Armenia will accept Karabakh as part of Azerbaijan subject to rights guarantee, Russian state news reports

Illustrative photo — An ethnic Armenian soldier looks through binoculars as he stands at fighting positions near the village of Taghavard in the region of Nagorno-Karabakh, January 11, 2021. REUTERS/Artem Mikryukov

 

(Reuters) - Armenia is ready to recognise the Nagorno-Karabakh enclave as part of Azerbaijan if Baku guarantees the security of its ethnic Armenian population, the Russian state news agency TASS and the Russian news outlet Ostorozhno, Novosti quoted Prime Minister Nikol Pashinyan as saying on Monday.

Nagorno-Karabakh has been a source of conflict between the two Caucasus neighbours since the years leading up to the collapse of the Soviet Union in 1991, and between ethnic Armenians and Turkic Azeris for well over a century.
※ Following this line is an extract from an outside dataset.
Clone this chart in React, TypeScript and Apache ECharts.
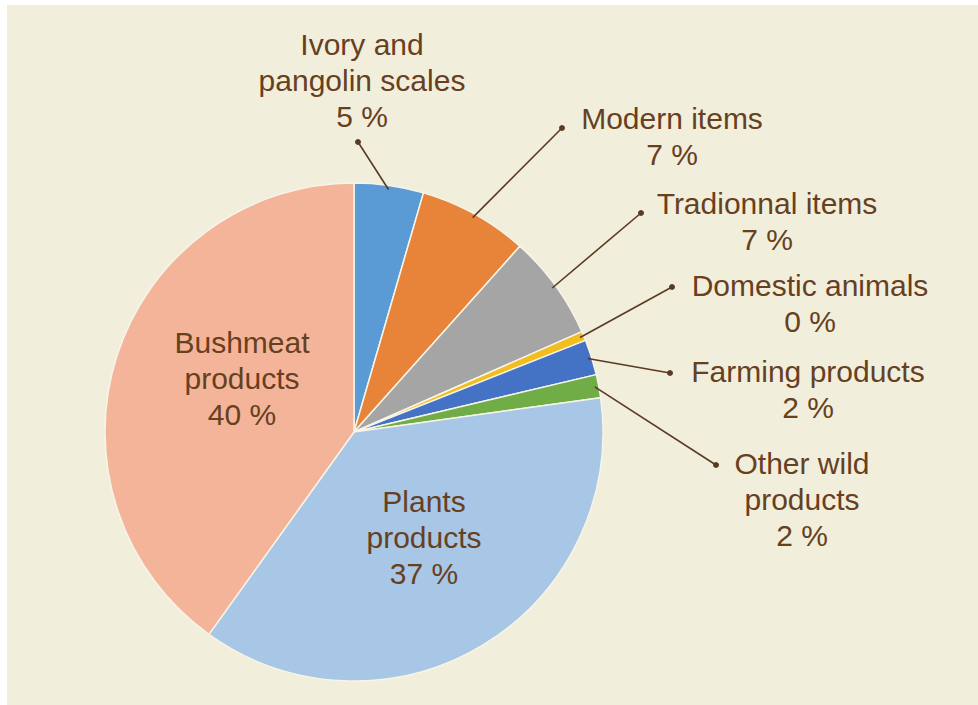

In 2020, Azerbaijan seized control of areas that had been controlled by ethnic Armenians in and around the mountain enclave, and since then it has periodically closed the only access road linking Nagorno-Karabakh with Armenia, on which the enclave relies for financial and military support.

“The 86,600 sq km of Azerbaijan's territory includes Nagorno-Karabakh,” Pashinyan told a news conference, according to Ostorozhno, Novosti (Caution, News).

"If we understand each other correctly, then Armenia recognises the territorial integrity of Azerbaijan within the named limits, and Baku - the territorial integrity of Armenia at 29,800 sq km."

The outlet quoted him as saying he was prepared to do this - in effect accept Azerbaijan's internationally recognised borders - if the rights of Armenians in Nagorno-Karabakh were guaranteed. He said the issue should be discussed in talks between the two countries.

"Armenia remains committed to the peace agenda in the region. And we hope that in the near future we will come to an agreement on the text of the peace treaty and be able to sign it," he said, according to TASS.